Task statement: Include the line containing "the Mantel-Haenszel Estimator</text>" and all lines before it, repeated exactly from the listing below, without pictures.

Dataset section:

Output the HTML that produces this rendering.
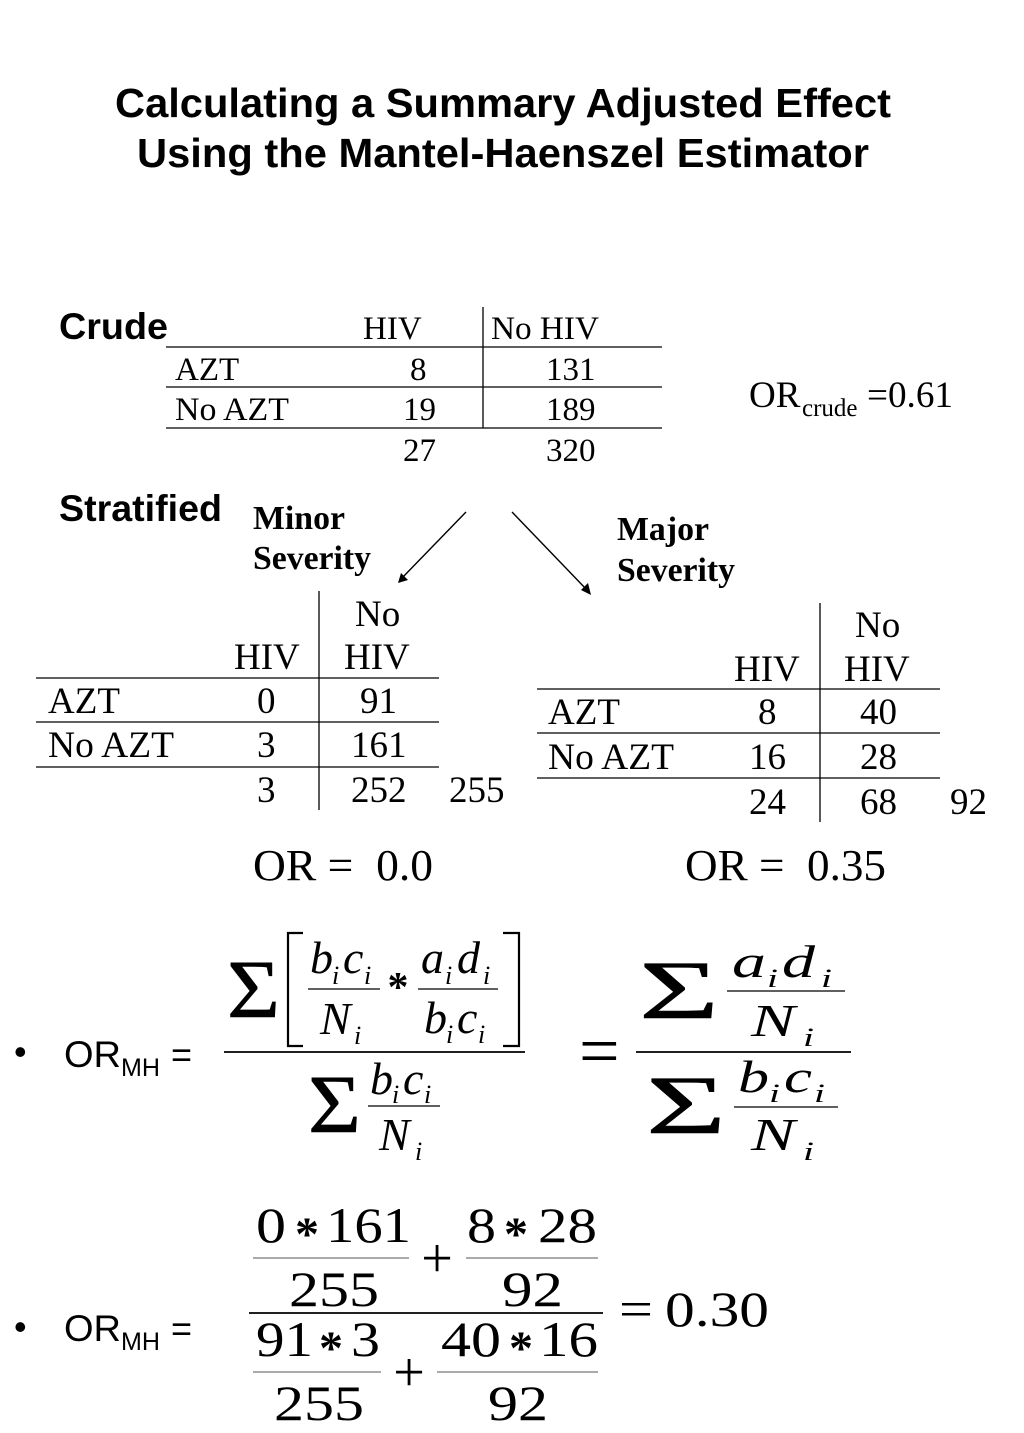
<!DOCTYPE html>
<html>
<head>
<meta charset="utf-8">
<style>
html,body{margin:0;padding:0;background:#fff}
svg{display:block}
text{fill:#000;white-space:pre}
.s{font-family:"Liberation Sans",sans-serif}
.b{font-family:"Liberation Sans",sans-serif;font-weight:bold}
.t{font-family:"Liberation Serif",serif}
.tb{font-family:"Liberation Serif",serif;font-weight:bold}
.i{font-family:"Liberation Serif",serif;font-style:italic}
.g{font-family:"Liberation Serif",serif;stroke:#000;stroke-width:.6}
</style>
</head>
<body>
<svg width="1024" height="1433" viewBox="0 0 1024 1433" xmlns="http://www.w3.org/2000/svg">
<rect width="1024" height="1433" fill="#fff"/>
<text class="b" x="115" y="117" font-size="40.5" textLength="776" lengthAdjust="spacingAndGlyphs">Calculating a Summary Adjusted Effect</text>
<text class="b" x="137" y="167" font-size="40.5" textLength="732" lengthAdjust="spacingAndGlyphs">Using the Mantel-Haenszel Estimator</text>

<text class="b" x="59" y="339" font-size="37" textLength="109" lengthAdjust="spacingAndGlyphs">Crude</text>
<text class="b" x="59" y="521" font-size="37" textLength="163" lengthAdjust="spacingAndGlyphs">Stratified</text>

<g stroke="#000" stroke-width="1.3">
<line x1="166" y1="347" x2="662" y2="347"/><line x1="166" y1="387" x2="662" y2="387"/><line x1="166" y1="428" x2="662" y2="428"/>
<line x1="483" y1="307" x2="483" y2="428"/>
<line x1="36" y1="678" x2="439" y2="678"/><line x1="36" y1="722" x2="439" y2="722"/><line x1="36" y1="767" x2="439" y2="767"/>
<line x1="319" y1="591" x2="319" y2="810"/>
<line x1="537" y1="689" x2="940" y2="689"/><line x1="537" y1="733" x2="940" y2="733"/><line x1="537" y1="778" x2="940" y2="778"/>
<line x1="820" y1="603" x2="820" y2="822"/>
</g>
<text class="t" x="363" y="339" font-size="33">HIV</text>
<text class="t" x="491" y="339" font-size="33" textLength="108" lengthAdjust="spacingAndGlyphs">No HIV</text>
<text class="t" x="175" y="380" font-size="33">AZT</text>
<text class="t" x="410" y="380" font-size="33">8</text>
<text class="t" x="546" y="380" font-size="33">131</text>
<text class="t" x="175" y="420" font-size="33" textLength="114" lengthAdjust="spacingAndGlyphs">No AZT</text>
<text class="t" x="403" y="420" font-size="33">19</text>
<text class="t" x="546" y="420" font-size="33">189</text>
<text class="t" x="403" y="461" font-size="33">27</text>
<text class="t" x="546" y="461" font-size="33">320</text>

<text class="t" x="749" y="407" font-size="37">OR</text>
<text class="t" x="802" y="416" font-size="25">crude</text>
<text class="t" x="867" y="407" font-size="37" textLength="86" lengthAdjust="spacingAndGlyphs">=0.61</text>

<text class="tb" x="253" y="529" font-size="33.5" textLength="92" lengthAdjust="spacingAndGlyphs">Minor</text>
<text class="tb" x="253" y="569" font-size="33.5" textLength="118" lengthAdjust="spacingAndGlyphs">Severity</text>
<text class="tb" x="617" y="540" font-size="33.5" textLength="92" lengthAdjust="spacingAndGlyphs">Major</text>
<text class="tb" x="617" y="581" font-size="33.5" textLength="118" lengthAdjust="spacingAndGlyphs">Severity</text>

<line x1="466" y1="512" x2="402" y2="578" stroke="#000" stroke-width="1.4"/>
<polygon points="398,583 401,573 408,580" fill="#000"/>
<line x1="512" y1="512" x2="587" y2="590" stroke="#000" stroke-width="1.4"/>
<polygon points="591,595 581,590 588,583" fill="#000"/>

<text class="t" x="355" y="626" font-size="37">No</text>
<text class="t" x="234" y="669" font-size="37">HIV</text>
<text class="t" x="344" y="669" font-size="37">HIV</text>
<text class="t" x="48" y="713" font-size="37">AZT</text>
<text class="t" x="257" y="713" font-size="37">0</text>
<text class="t" x="360" y="713" font-size="37">91</text>
<text class="t" x="48" y="757" font-size="37" textLength="126" lengthAdjust="spacingAndGlyphs">No AZT</text>
<text class="t" x="257" y="757" font-size="37">3</text>
<text class="t" x="351" y="757" font-size="37">161</text>
<text class="t" x="257" y="802" font-size="37">3</text>
<text class="t" x="351" y="802" font-size="37">252</text>
<text class="t" x="449" y="802" font-size="37">255</text>

<text class="t" x="855" y="637" font-size="37">No</text>
<text class="t" x="734" y="681" font-size="37">HIV</text>
<text class="t" x="844" y="681" font-size="37">HIV</text>
<text class="t" x="548" y="724" font-size="37">AZT</text>
<text class="t" x="758" y="724" font-size="37">8</text>
<text class="t" x="860" y="724" font-size="37">40</text>
<text class="t" x="548" y="769" font-size="37" textLength="126" lengthAdjust="spacingAndGlyphs">No AZT</text>
<text class="t" x="749" y="769" font-size="37">16</text>
<text class="t" x="860" y="769" font-size="37">28</text>
<text class="t" x="749" y="814" font-size="37">24</text>
<text class="t" x="860" y="814" font-size="37">68</text>
<text class="t" x="950" y="814" font-size="37">92</text>

<text class="t" x="253" y="880" font-size="44" textLength="180" lengthAdjust="spacingAndGlyphs">OR =  0.0</text>
<text class="t" x="685" y="880" font-size="44" textLength="201" lengthAdjust="spacingAndGlyphs">OR =  0.35</text>

<text class="s" x="14" y="1064" font-size="36">•</text>
<text class="s" x="64" y="1067" font-size="37" textLength="57" lengthAdjust="spacingAndGlyphs">OR</text>
<text class="s" x="121" y="1076" font-size="25" textLength="39" lengthAdjust="spacingAndGlyphs">MH</text>
<text class="s" x="171" y="1067" font-size="36">=</text>
<text class="s" x="14" y="1339" font-size="36">•</text>
<text class="s" x="64" y="1341" font-size="37" textLength="57" lengthAdjust="spacingAndGlyphs">OR</text>
<text class="s" x="121" y="1350" font-size="25" textLength="39" lengthAdjust="spacingAndGlyphs">MH</text>
<text class="s" x="171" y="1341" font-size="36">=</text>

<!-- left formula -->
<text class="g" x="227" y="1017" font-size="83" textLength="53" lengthAdjust="spacingAndGlyphs">Σ</text>
<path d="M303 933H288V1046H303M503 933H519V1046H503" fill="none" stroke="#000" stroke-width="2.2"/>
<g stroke="#000" stroke-width="1.2">
<line x1="308" y1="989" x2="380" y2="989"/><line x1="418" y1="989" x2="498" y2="989"/>
<line x1="368" y1="1106" x2="440" y2="1106"/>
</g>
<line x1="224" y1="1052" x2="525" y2="1052" stroke="#000" stroke-width="1.8"/>
<text class="i" x="310" y="973" font-size="46">b</text><text class="i" x="332" y="984" font-size="26">i</text><text class="i" x="343" y="973" font-size="46">c</text><text class="i" x="364" y="984" font-size="26">i</text>
<text class="i" x="320" y="1034" font-size="46">N</text><text class="i" x="354" y="1044" font-size="26">i</text>
<text class="tb" x="398" y="1001" font-size="42" text-anchor="middle">*</text>
<text class="i" x="421" y="973" font-size="46">a</text><text class="i" x="445" y="984" font-size="26">i</text><text class="i" x="457" y="973" font-size="46">d</text><text class="i" x="483" y="984" font-size="26">i</text>
<text class="i" x="424" y="1033" font-size="46">b</text><text class="i" x="446" y="1043" font-size="26">i</text><text class="i" x="457" y="1033" font-size="46">c</text><text class="i" x="478" y="1043" font-size="26">i</text>
<text class="g" x="308" y="1132" font-size="83" textLength="53" lengthAdjust="spacingAndGlyphs">Σ</text>
<text class="i" x="370" y="1094" font-size="46">b</text><text class="i" x="392" y="1103" font-size="26">i</text><text class="i" x="403" y="1094" font-size="46">c</text><text class="i" x="424" y="1103" font-size="26">i</text>
<text class="i" x="379" y="1150" font-size="46">N</text><text class="i" x="415" y="1160" font-size="26">i</text>

<!-- right formula -->
<text class="t" x="579" y="1075" font-size="72">=</text>
<text class="g" x="639" y="1018" font-size="83" textLength="80" lengthAdjust="spacingAndGlyphs">Σ</text>
<text class="i" x="732" y="977" font-size="46" textLength="34" lengthAdjust="spacingAndGlyphs">a</text><text class="i" x="767" y="987" font-size="26" textLength="11" lengthAdjust="spacingAndGlyphs">i</text>
<text class="i" x="782" y="977" font-size="46" textLength="33" lengthAdjust="spacingAndGlyphs">d</text><text class="i" x="821" y="987" font-size="26" textLength="11" lengthAdjust="spacingAndGlyphs">i</text>
<line x1="727" y1="991" x2="845" y2="991" stroke="#000" stroke-width="1.2"/>
<text class="i" x="751" y="1036" font-size="46" textLength="44" lengthAdjust="spacingAndGlyphs">N</text><text class="i" x="803" y="1046" font-size="26" textLength="11" lengthAdjust="spacingAndGlyphs">i</text>
<line x1="636" y1="1052" x2="851" y2="1052" stroke="#000" stroke-width="1.8"/>
<text class="g" x="646" y="1133" font-size="83" textLength="80" lengthAdjust="spacingAndGlyphs">Σ</text>
<text class="i" x="738" y="1092" font-size="46" textLength="31" lengthAdjust="spacingAndGlyphs">b</text><text class="i" x="769" y="1102" font-size="26" textLength="11" lengthAdjust="spacingAndGlyphs">i</text>
<text class="i" x="784" y="1092" font-size="46" textLength="28" lengthAdjust="spacingAndGlyphs">c</text><text class="i" x="814" y="1102" font-size="26" textLength="11" lengthAdjust="spacingAndGlyphs">i</text>
<line x1="734" y1="1107" x2="838" y2="1107" stroke="#000" stroke-width="1.2"/>
<text class="i" x="751" y="1150" font-size="46" textLength="44" lengthAdjust="spacingAndGlyphs">N</text><text class="i" x="803" y="1160" font-size="26" textLength="11" lengthAdjust="spacingAndGlyphs">i</text>

<!-- numeric formula -->
<g stroke="#777" stroke-width="1.3">
<line x1="253" y1="1258" x2="409" y2="1258"/><line x1="466" y1="1258" x2="598" y2="1258"/>
<line x1="253" y1="1372" x2="381" y2="1372"/><line x1="437" y1="1372" x2="598" y2="1372"/>
</g>
<line x1="249" y1="1313" x2="603" y2="1313" stroke="#000" stroke-width="1.8"/>
<text class="t" x="256" y="1242" font-size="50" textLength="30" lengthAdjust="spacingAndGlyphs">0</text>
<text class="tb" x="307" y="1250" font-size="48" text-anchor="middle">*</text>
<text class="t" x="326" y="1242" font-size="50" textLength="85" lengthAdjust="spacingAndGlyphs">161</text>
<text class="t" x="437" y="1277" font-size="56" text-anchor="middle">+</text>
<text class="t" x="467" y="1242" font-size="50" textLength="29" lengthAdjust="spacingAndGlyphs">8</text>
<text class="tb" x="516" y="1250" font-size="48" text-anchor="middle">*</text>
<text class="t" x="538" y="1242" font-size="50" textLength="59" lengthAdjust="spacingAndGlyphs">28</text>
<text class="t" x="289" y="1306" font-size="50" textLength="90" lengthAdjust="spacingAndGlyphs">255</text>
<text class="t" x="502" y="1306" font-size="50" textLength="61" lengthAdjust="spacingAndGlyphs">92</text>
<text class="t" x="256" y="1356" font-size="50" textLength="57" lengthAdjust="spacingAndGlyphs">91</text>
<text class="tb" x="331" y="1364" font-size="48" text-anchor="middle">*</text>
<text class="t" x="351" y="1356" font-size="50" textLength="29" lengthAdjust="spacingAndGlyphs">3</text>
<text class="t" x="409" y="1391" font-size="56" text-anchor="middle">+</text>
<text class="t" x="441" y="1356" font-size="50" textLength="60" lengthAdjust="spacingAndGlyphs">40</text>
<text class="tb" x="521" y="1364" font-size="48" text-anchor="middle">*</text>
<text class="t" x="539" y="1356" font-size="50" textLength="59" lengthAdjust="spacingAndGlyphs">16</text>
<text class="t" x="274" y="1420" font-size="50" textLength="90" lengthAdjust="spacingAndGlyphs">255</text>
<text class="t" x="488" y="1420" font-size="50" textLength="60" lengthAdjust="spacingAndGlyphs">92</text>
<text class="t" x="619" y="1326" font-size="50" textLength="34" lengthAdjust="spacingAndGlyphs">=</text>
<text class="t" x="665" y="1326" font-size="50" textLength="104" lengthAdjust="spacingAndGlyphs">0.30</text>
</svg>
</body>
</html>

Reply to the task:
Output the HTML that produces this rendering.
<!DOCTYPE html>
<html>
<head>
<meta charset="utf-8">
<style>
html,body{margin:0;padding:0;background:#fff}
svg{display:block}
text{fill:#000;white-space:pre}
.s{font-family:"Liberation Sans",sans-serif}
.b{font-family:"Liberation Sans",sans-serif;font-weight:bold}
.t{font-family:"Liberation Serif",serif}
.tb{font-family:"Liberation Serif",serif;font-weight:bold}
.i{font-family:"Liberation Serif",serif;font-style:italic}
.g{font-family:"Liberation Serif",serif;stroke:#000;stroke-width:.6}
</style>
</head>
<body>
<svg width="1024" height="1433" viewBox="0 0 1024 1433" xmlns="http://www.w3.org/2000/svg">
<rect width="1024" height="1433" fill="#fff"/>
<text class="b" x="115" y="117" font-size="40.5" textLength="776" lengthAdjust="spacingAndGlyphs">Calculating a Summary Adjusted Effect</text>
<text class="b" x="137" y="167" font-size="40.5" textLength="732" lengthAdjust="spacingAndGlyphs">Using the Mantel-Haenszel Estimator</text>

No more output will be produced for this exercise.